On 16/10/15 17:09, Stephen Warren wrote:
On 10/16/2015 01:35 AM, Jon Hunter wrote:
Add device-tree binding documentation for the Tegra210 Audio DMA
controller.

diff --git a/Documentation/devicetree/bindings/dma/tegra210-adma.txt
b/Documentation/devicetree/bindings/dma/tegra210-adma.txt

+Required properties:

+- interrupt-parent: Phandle to the interrupt parent controller.

Nit: Since that is more of a "system level"/standard property, it's
typical not to document it. The property is not actually required if the
inherited value is already correct. Still, it's obvious enough what this
means, so I'd only suggest fixing this if you have to respin for some
other reason.

Ok.

+- clocks: Must contain one entry for the ADMA module clock, "adma_ape".
+- clock-names: Must contain the entry "adma_ape".

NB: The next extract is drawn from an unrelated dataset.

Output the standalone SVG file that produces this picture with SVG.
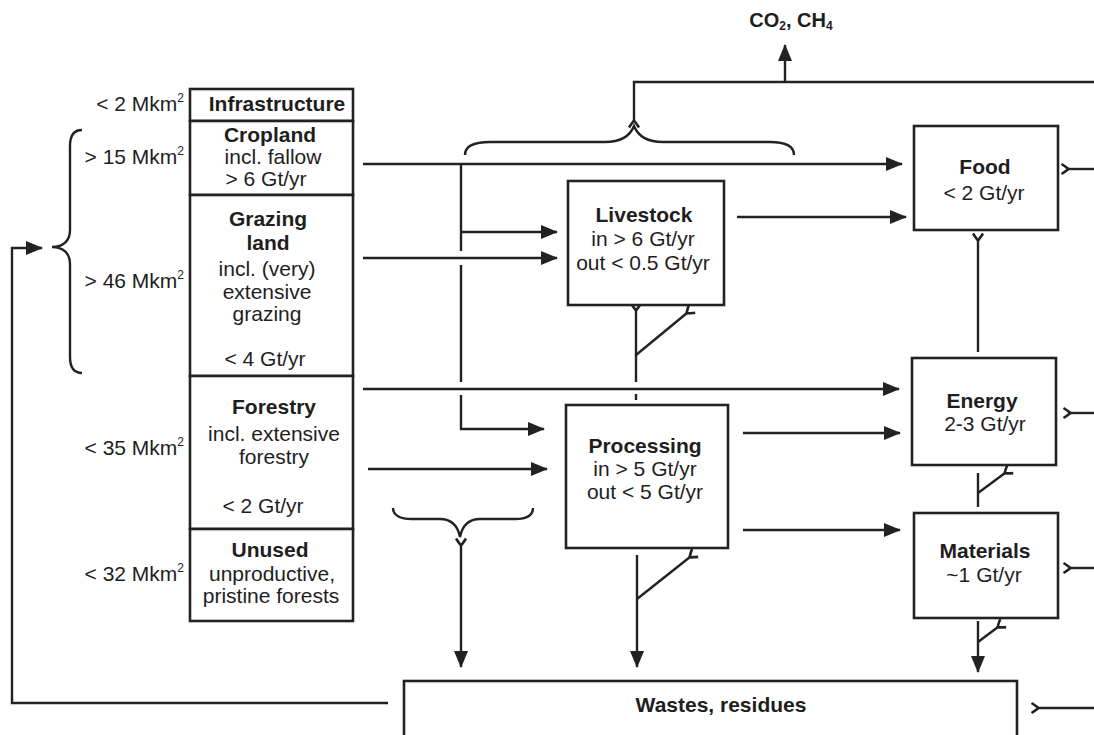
<svg xmlns="http://www.w3.org/2000/svg" width="1094" height="735" viewBox="0 0 1094 735">
<style>
text{font-family:"Liberation Sans",Arial,sans-serif;font-size:21px;fill:#1e1e1e;text-anchor:middle}
.b{font-weight:bold}
.lab{text-anchor:end}
.box{fill:#fff;stroke:#222;stroke-width:2.6}
.ln{fill:none;stroke:#222;stroke-width:2.4}
.ar{marker-end:url(#ah)}
.tl{marker-start:url(#tail)}
</style>
<defs>
<marker id="ah" markerUnits="userSpaceOnUse" markerWidth="20" markerHeight="16" refX="16" refY="7" orient="auto" overflow="visible">
<path d="M0,0 L17,7 L0,14 z" fill="#222"/>
</marker>
<marker id="tail" markerUnits="userSpaceOnUse" markerWidth="12" markerHeight="12" refX="8" refY="6" orient="auto" overflow="visible">
<path d="M1.5,1 Q5.5,3.5 8.5,6 Q5.5,8.5 1.5,11" fill="none" stroke="#222" stroke-width="2.6"/>
</marker>
</defs>

<g id="connectors">
<!-- return loop -->
<path class="ln ar" d="M388,703 H12 V248 H42"/>
<!-- left brace -->
<path class="ln" d="M82,130 C74,130 70,136 70,146 L70,230 C70,241 63,247 52,247 C63,247 70,253 70,264 L70,357 C70,367 74,373 82,373"/>
<!-- cropland to food -->
<path class="ln ar" d="M363,164 H902"/>
<path class="ln" d="M461,164 V251"/>
<path class="ln" d="M461,265 V382"/>
<path class="ln ar" d="M461,395 V429 H544"/>
<path class="ln ar" d="M461,232 H557"/>
<!-- grazing to livestock -->
<path class="ln ar" d="M363,258 H557"/>
<!-- livestock to food -->
<path class="ln ar" d="M737,217 H906"/>
<!-- forestry to energy -->
<path class="ln ar" d="M363,389 H899"/>
<!-- forestry to processing -->
<path class="ln ar" d="M368,469 H547"/>
<!-- processing to energy/materials -->
<path class="ln ar" d="M743,433 H900"/>
<path class="ln ar" d="M743,530 H900"/>
<!-- livestock bottom -->
<path class="ln tl" d="M636,310 V382"/>
<path class="ln" d="M636,394 V400"/>
<path class="ln tl" d="M687,313 L636,355"/>
<!-- food to energy -->
<path class="ln tl" d="M978,240 V352"/>
<!-- energy to materials -->
<path class="ln" d="M978,473 V507"/>
<path class="ln tl" d="M1005,473 L978,493"/>
<!-- materials to wastes -->
<path class="ln ar" d="M978,621 V672"/>
<path class="ln tl" d="M998,627 L978,642"/>
<!-- processing to wastes -->
<path class="ln ar" d="M637,555 V667"/>
<path class="ln tl" d="M690,557 L637,599"/>
<!-- bottom brace to wastes -->
<path class="ln" d="M393,508 C393,515 400,519 412,519 L440,519 C452,519 458,527 460,537 C462,527 468,519 480,519 L515,519 C527,519 533,515 533,508"/>
<path class="ln ar tl" d="M461,545 V667"/>
<!-- top brace and emissions -->
<path class="ln" d="M465,155 C465,146 474,142 490,142 L605,142 C622,142 630,136 634,126 C638,136 646,142 663,142 L770,142 C786,142 794,146 794,155"/>
<path class="ln tl" d="M634,121 V82 H1094"/>
<path class="ln ar" d="M785,82 V45"/>
<!-- right outflows -->
<path class="ln tl" d="M1068,169 H1094"/>
<path class="ln tl" d="M1070,413 H1094"/>
<path class="ln tl" d="M1070,568 H1094"/>
<path class="ln tl" d="M1038,708 H1094"/>
</g>

<g id="emissions">
<text class="b" x="791" y="27" style="font-size:20px">CO<tspan style="font-size:12px" dy="3">2</tspan><tspan dy="-3">, CH</tspan><tspan style="font-size:12px" dy="3">4</tspan></text>
</g>

<g id="infrastructure">
<rect class="box" x="190" y="89" width="163" height="32"/>
<text class="b" x="277" y="111">Infrastructure</text>
<text class="lab" x="184" y="111">&lt; 2 Mkm<tspan style="font-size:12px" dy="-9">2</tspan></text>
</g>
<g id="cropland">
<rect class="box" x="190" y="121" width="163" height="74"/>
<text class="b" x="270" y="142">Cropland</text>
<text x="273" y="164">incl. fallow</text>
<text x="266" y="186">&gt; 6 Gt/yr</text>
<text class="lab" x="184" y="164">&gt; 15 Mkm<tspan style="font-size:12px" dy="-9">2</tspan></text>
</g>
<g id="grazing">
<rect class="box" x="190" y="195" width="163" height="181"/>
<text class="b" x="268" y="226">Grazing</text>
<text class="b" x="268" y="250">land</text>
<text x="267" y="276">incl. (very)</text>
<text x="267" y="299">extensive</text>
<text x="267" y="321">grazing</text>
<text x="265" y="366">&lt; 4 Gt/yr</text>
<text class="lab" x="184" y="288">&gt; 46 Mkm<tspan style="font-size:12px" dy="-9">2</tspan></text>
</g>
<g id="forestry">
<rect class="box" x="190" y="376" width="163" height="153"/>
<text class="b" x="274" y="414">Forestry</text>
<text x="274" y="441">incl. extensive</text>
<text x="274" y="464">forestry</text>
<text x="263" y="513">&lt; 2 Gt/yr</text>
<text class="lab" x="184" y="455">&lt; 35 Mkm<tspan style="font-size:12px" dy="-9">2</tspan></text>
</g>
<g id="unused">
<rect class="box" x="190" y="529" width="163" height="92"/>
<text class="b" x="270" y="557">Unused</text>
<text x="272" y="581">unproductive,</text>
<text x="271" y="603">pristine forests</text>
<text class="lab" x="184" y="581">&lt; 32 Mkm<tspan style="font-size:12px" dy="-9">2</tspan></text>
</g>

<g id="livestock">
<rect class="box" x="568" y="181" width="156" height="124"/>
<text class="b" x="644" y="222">Livestock</text>
<text x="643" y="246">in &gt; 6 Gt/yr</text>
<text x="643" y="270">out &lt; 0.5 Gt/yr</text>
</g>
<g id="processing">
<rect class="box" x="566" y="405" width="162" height="143"/>
<text class="b" x="645" y="453">Processing</text>
<text x="645" y="476">in &gt; 5 Gt/yr</text>
<text x="645" y="499">out &lt; 5 Gt/yr</text>
</g>
<g id="food">
<rect class="box" x="914" y="126" width="144" height="104"/>
<text class="b" x="985" y="174">Food</text>
<text x="984" y="200">&lt; 2 Gt/yr</text>
</g>
<g id="energy">
<rect class="box" x="912" y="358" width="144" height="107"/>
<text class="b" x="982" y="408">Energy</text>
<text x="985" y="431">2-3 Gt/yr</text>
</g>
<g id="materials">
<rect class="box" x="914" y="513" width="144" height="105"/>
<text class="b" x="985" y="558">Materials</text>
<text x="984" y="582">~1 Gt/yr</text>
</g>
<g id="wastes">
<rect class="box" x="404" y="681" width="613" height="80"/>
<text class="b" x="721" y="712">Wastes, residues</text>
</g>
</svg>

Which clock is this in the CAR? I don't see any adma_ape clock
documented in the TRM.

Darn. I thought I had checked this. Yes it should be the AHUB clock and
looking at the current t210 clock patches for mainline this is
TEGRA210_CLK_D_AUDIO. Ok will fix this.

Is there a dedicated reset signal for this module? If so, we should
require a resets property.

No there does not appear to be. Looking at the documentation the ADMA
would be reset by the main APE reset. Seems to be one reset that resets
most modules in the APE.

That raises another issue, the ADMA is in the audio power partition and
currently our downstream driver assumes that this is on. I should at
least check this.

IIRC the situation downstream w.r.t. the audio power partition is something like:

The AGIC is in that power partition. The Linux kernel AGIC driver gets probed before the power domain driver for that domain. (I think) deferred probe doesn't work for the AGIC driver for some reason (perhaps this is just a bug or oversight in our downstream AGIC driver?). So, the AGIC driver can't turn on the audio power domain. So, there's a hack in the bootloader to turn the power domain on. So, everything in the kernel assumes that power domain is on at boot and so drivers don't have to explicitly control/request that power domain.

We should fix this properly so that upstream doesn't make the assumption that the audio power domain is magically on before the kernel boots.